2011 The Year Of Buyout Shop Takeovers?

Could 2011 be the year big buyout shops start buying small firms?

Paul Queally, co-president of Welsh Carson Anderson & Stowe, predicted at the Dow Jones Private Equity Analyst Outlook conference that this would be the year we would see at least one such deal, and his rationale is intriguing.

For smaller firms, the cost of compliance with Dodd-Frank—specifically the requirement to register with the SEC, which would likely require a chief compliance officer and much more detailed record-keeping—could prove crippling, said Queally. For large firms, there could be an opportunity to buy a shop with expertise in a sector in which it’s interested but doesn’t have prior experience.
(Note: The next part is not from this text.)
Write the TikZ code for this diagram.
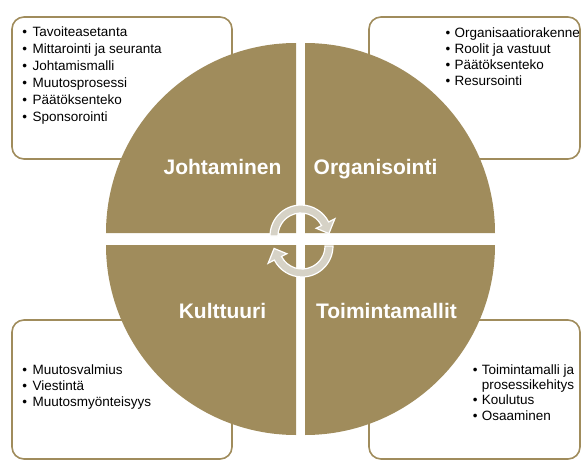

Queally told Buyouts that while he expects this to happen, he hasn’t heard of any actual deal in the works.

WCAS is in the process of registering, and Queally estimated it could cost the firm $1 million annually to comply. Moreover, he said the process is taking up most of his time lately, as opposed to evaluating new deals.
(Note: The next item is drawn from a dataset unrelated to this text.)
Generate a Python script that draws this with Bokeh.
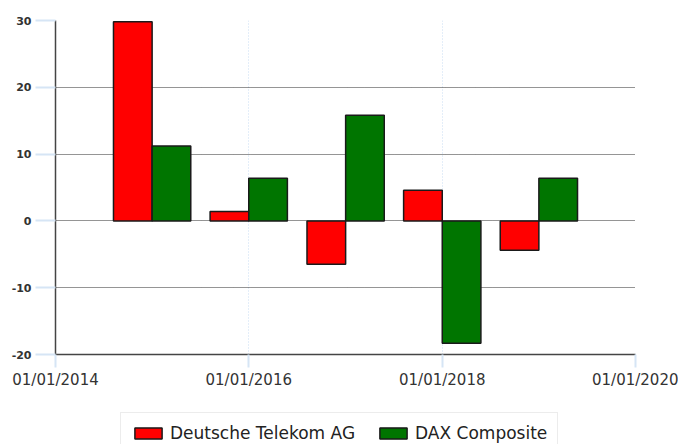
import pandas as pd
from datetime import timedelta
from bokeh.plotting import figure
from bokeh.layouts import column
from bokeh.models import (ColumnDataSource, Range1d, FixedTicker, DatetimeTickFormatter,
                          PrintfTickFormatter, Legend, LegendItem)
from bokeh.embed import file_html
from bokeh.resources import INLINE

# ---- data ----
periods = ["2015-01-01", "2016-01-01", "2017-01-01", "2018-01-01", "2019-01-01"]
telekom = [29.8, 1.4, -6.5, 4.6, -4.4]
dax = [11.2, 6.4, 15.8, -18.3, 6.4]
series_names = ["Deutsche Telekom AG", "DAX Composite"]
x_tick_dates = ["2014-01-01", "2016-01-01", "2018-01-01", "2020-01-01"]
y_ticks = [-20, -10, 0, 10, 20, 30]

# ---- style ----
RED = "#ff0000"
GREEN = "#007500"
FONT = "DejaVu Sans"
bar_days = 146
BAR_STYLE = dict(line_color="#1a1a1a", line_width=1.5)

dates = pd.to_datetime(periods)
w = timedelta(days=bar_days)

src_a = ColumnDataSource(dict(left=[d - w for d in dates], right=list(dates),
                              top=[max(v, 0) for v in telekom],
                              bottom=[min(v, 0) for v in telekom]))
src_b = ColumnDataSource(dict(left=list(dates), right=[d + w for d in dates],
                              top=[max(v, 0) for v in dax],
                              bottom=[min(v, 0) for v in dax]))

xt = pd.to_datetime(x_tick_dates)
p = figure(width=678, height=398, output_backend="svg", toolbar_location=None,
           x_axis_type="datetime",
           x_range=Range1d(xt[0], xt[-1]), y_range=Range1d(y_ticks[0], y_ticks[-1]),
           min_border_left=55, min_border_right=43, min_border_top=20, min_border_bottom=44)
p.outline_line_color = None
p.background_fill_color = "white"
p.border_fill_color = "white"

p.quad(left="left", right="right", top="top", bottom="bottom", source=src_a,
       fill_color=RED, **BAR_STYLE)
p.quad(left="left", right="right", top="top", bottom="bottom", source=src_b,
       fill_color=GREEN, **BAR_STYLE)

# axes
p.xaxis.ticker = FixedTicker(ticks=[t.value / 1e6 for t in xt])
fmt = "%m/%d/%Y"
p.xaxis.formatter = DatetimeTickFormatter(years=fmt, months=fmt, days=fmt, hours=fmt,
                                          minutes=fmt, seconds=fmt, milliseconds=fmt,
                                          microseconds=fmt, hourmin=fmt, minsec=fmt)
p.yaxis.ticker = FixedTicker(ticks=y_ticks)
p.yaxis.formatter = PrintfTickFormatter(format="%d")

for ax in (p.xaxis, p.yaxis):
    ax.axis_line_color = "#444444"
    ax.axis_line_width = 1.5
    ax.major_tick_line_color = "#d6e5f5"
    ax.major_tick_line_width = 2
    ax.minor_tick_line_color = None
    ax.major_tick_in = 0
    ax.major_label_text_font = FONT
    ax.major_label_text_color = "#333333"

p.xaxis.major_tick_out = 13
p.xaxis.major_label_standoff = 3
p.xaxis.major_label_text_font_size = "15px"
p.yaxis.major_tick_out = 20
p.yaxis.major_label_standoff = 4
p.yaxis.major_label_text_font_size = "11px"
p.yaxis.major_label_text_font_style = "bold"

p.ygrid.grid_line_color = "#2a2a2a"
p.ygrid.grid_line_dash = "1 1"
p.ygrid.grid_line_width = 1
p.xgrid.grid_line_color = "#c9dcf2"
p.xgrid.grid_line_dash = "1 2"
p.xgrid.grid_line_width = 1

# ---- legend strip below the chart (same series, drawn off-view) ----
lg = figure(width=678, height=46, output_backend="svg", toolbar_location=None,
            x_range=Range1d(0, 1), y_range=Range1d(0, 1),
            x_axis_location=None, y_axis_location=None,
            min_border_left=0, min_border_right=0, min_border_top=0, min_border_bottom=0)
lg.outline_line_color = None
lg.xgrid.visible = False
lg.ygrid.visible = False
la = lg.quad(left="left", right="right", top="top", bottom="bottom", source=src_a,
             fill_color=RED, **BAR_STYLE)
lb = lg.quad(left="left", right="right", top="top", bottom="bottom", source=src_b,
             fill_color=GREEN, **BAR_STYLE)

legend = Legend(items=[LegendItem(label=series_names[0], renderers=[la]),
                       LegendItem(label=series_names[1], renderers=[lb])],
                orientation="horizontal", location=(65, -10))
legend.border_line_color = "#d9d9d9"
legend.border_line_width = 1.5
legend.padding = 10
legend.margin = 0
legend.spacing = 21
legend.glyph_width = 34
legend.glyph_height = 14
legend.label_height = 20
legend.label_standoff = 5
legend.label_text_font = FONT
legend.label_text_font_size = "17px"
legend.label_text_color = "#222222"
legend.background_fill_color = "white"
lg.add_layout(legend)

layout = column(p, lg, spacing=0)
open("out.html", "w").write(file_html(layout, INLINE))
As Buyouts recently reported, several mid-market shops, including Olympus Partners, Atlas Holdings LLC and Brockway Moran & Partners, are waging a campaign urging Congress not to impose the registration requirement. They argue that mid-market firms don’t pose a systemic risk to the economy, and that the requirement will distract them from investing in companies and promoting job preservation and growth.

Andy Bursky, chairman of Atlas Holdings, said registration could cost his firm $300,000 to $500,000 annually, while Rob Morris, managing partner at Olympus, estimated it could cost his firm $500,000 to $600,000 annually.